Carbon Brief provides regular analysis of the UK’s electricity systems in addition to its news coverage of global climate science, climate policy, and energy policy. The site is dedicated to ‘improve the understanding of climate change, both in terms of the science and the policy response’ and, earlier this month, published an analysis of UK electricity generation data from BM Reports, Sheffield Solar, and the Department for Business, Energy and Industrial Strategy (BEIS).
Electricity generation in the UK in 2018 fell by 63 TWh, or 16%, from 2005 levels despite the fact the UK population increased by 10% over the same period. Further, according to Carbon Brief, if per capita electricity generation had continued at 2005 levels, then the total in 2018 would have measured 439 TWh, meaning that the country has saved 103 TWh relative to constant per capita generation.
Specifically, according to Carbon Brief, a total of 335 terawatt-hours (TWh) of electricity was generated in the United Kingdom in 2018, down slightly on the 339 TWh generated in 2017. The last time levels were this low was 1994, when total electricity generation amounted to 326 TWh, which was followed a year later by 337 TWh. (image: UK electricity generation 1920-2018)
Similarly, UK electricity generation continues to track away from traditional economic orthodoxy, which states a growing economy must be matched by a growing use of electricity. In fact, as can be seen below, the break between generation and GDP split decades ago, in 1980, since when the economy has expanded more than two-fold.

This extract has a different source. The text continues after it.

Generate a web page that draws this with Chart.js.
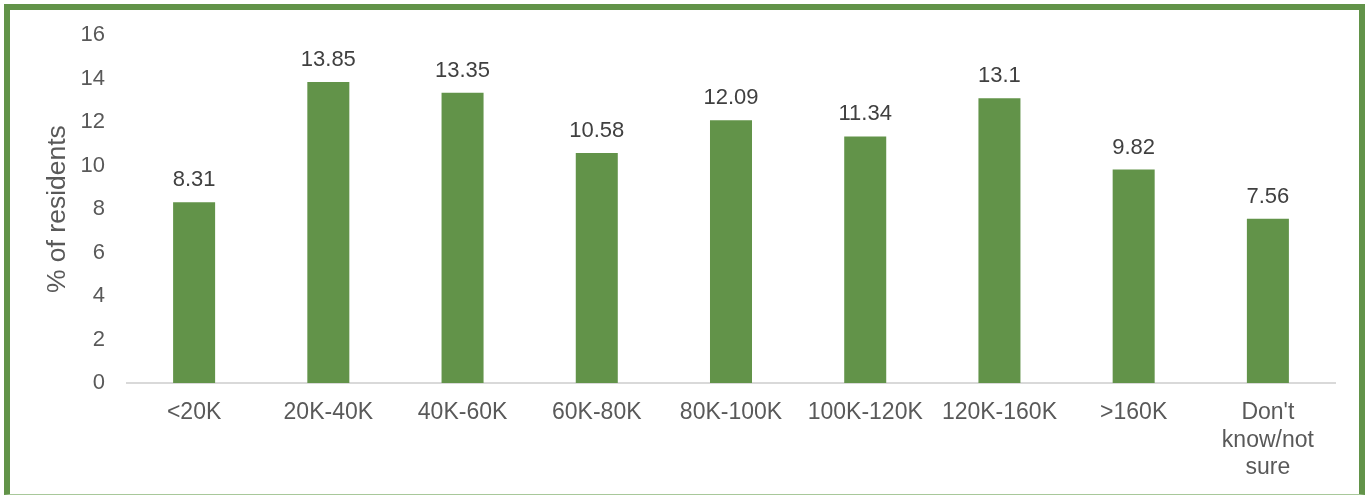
<!DOCTYPE html>
<html>
<head>
    <meta charset="UTF-8">
    <title>Household income</title>
    <script src="https://cdn.jsdelivr.net/npm/chart.js"></script>
    <style>
        body { margin: 0; background: #fff; }
        #wrap { position: relative; width: 1367px; height: 495px; }
        #frame {
            position: absolute; left: 4px; top: 4px; width: 1361px; height: 491px;
            box-sizing: border-box;
            border-left: 6px solid #629349; border-top: 6px solid #629349; border-right: 6px solid #629349;
            border-bottom: 1px solid #a8c89a;
            pointer-events: none;
        }
        canvas { position: absolute; left: 0; top: 0; }
    </style>
</head>
<body>
<div id="wrap">
    <canvas id="incomeChart" width="1367" height="495"></canvas>
    <div id="frame"></div>
</div>
<script>
    var categories = ['<20K', '20K-40K', '40K-60K', '60K-80K', '80K-100K', '100K-120K', '120K-160K', '>160K', ["Don't", 'know/not', 'sure']];
    var residents = [8.31, 13.85, 13.35, 10.58, 12.09, 11.34, 13.1, 9.82, 7.56];
    var yTicks = [0, 2, 4, 6, 8, 10, 12, 14, 16];

    var fontFamily = '"Liberation Sans", Arial, sans-serif';

    // value labels above each bar
    var barLabels = {
        id: 'barLabels',
        afterDatasetsDraw: function(chart) {
            var ctx = chart.ctx;
            var meta = chart.getDatasetMeta(0);
            ctx.save();
            ctx.font = '22px ' + fontFamily;
            ctx.fillStyle = '#404040';
            ctx.textAlign = 'center';
            ctx.textBaseline = 'alphabetic';
            meta.data.forEach(function(bar, i) {
                ctx.fillText(String(residents[i]), bar.x, bar.y - 16);
            });
            ctx.restore();
        }
    };

    var ctx = document.getElementById('incomeChart').getContext('2d');
    var chart = new Chart(ctx, {
        type: 'bar',
        data: {
            labels: categories,
            datasets: [{
                label: '% of residents',
                data: residents,
                backgroundColor: '#629349',
                barPercentage: 0.313,
                categoryPercentage: 1.0
            }]
        },
        options: {
            responsive: false,
            animation: false,
            layout: { padding: { top: 35, right: 32, bottom: 0, left: 0 } },
            plugins: {
                legend: { display: false },
                tooltip: { enabled: false }
            },
            scales: {
                x: {
                    grid: { display: false, drawTicks: false },
                    border: { display: true, color: '#d9d9d9', width: 2 },
                    ticks: {
                        color: '#595959',
                        padding: 16,
                        maxRotation: 0,
                        autoSkip: false,
                        font: { family: fontFamily, size: 23, lineHeight: 1.2 }
                    },
                    afterFit: function(scale) { scale.height = 112; }
                },
                y: {
                    min: 0,
                    max: 16,
                    grid: { display: false, drawTicks: false },
                    border: { display: false },
                    afterBuildTicks: function(scale) {
                        scale.ticks = yTicks.map(function(v) { return { value: v }; });
                    },
                    ticks: {
                        color: '#595959',
                        padding: 22,
                        font: { family: fontFamily, size: 22 }
                    },
                    title: {
                        display: true,
                        text: '% of residents',
                        color: '#595959',
                        padding: { top: 42, bottom: 0 },
                        font: { family: fontFamily, size: 26.5 }
                    },
                    afterFit: function(scale) { scale.width = 127; }
                }
            }
        },
        plugins: [barLabels]
    });
</script>
</body>
</html>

At the same time as this decoupling is taking place, so too is a significant decline in the use of fossil fuels — especially coal, which has taken a hard nosedive ever since 2012. Low-carbon sources accounted for a record 53% of the total electricity generated in 2018, according to Carbon Brief, a new record thanks in large part to strong growth in the UK’s wind sector, which increased by 16% to generate 58 TWh in 2018. Offshore wind capacity nearly doubled over the course of 2018 and more are set to open in 2019, while solar generation increased by 11% to reach 13 TWh in 2018.
“A record one-third of the UK’s electricity is now coming from renewables, and fossil fuels are continuing to decline. This is one of the best examples of our country taking real action against climate change and we can all be proud of it.” said RenewableUK’s Deputy Chief Executive Maf Smith.
“More than 50% of the UK’s power now comes from low carbon sources thanks particularly to growth of onshore and offshore wind, which is a great way to start 2019, but we need to continue building renewables in the years ahead to maximise our natural resources.”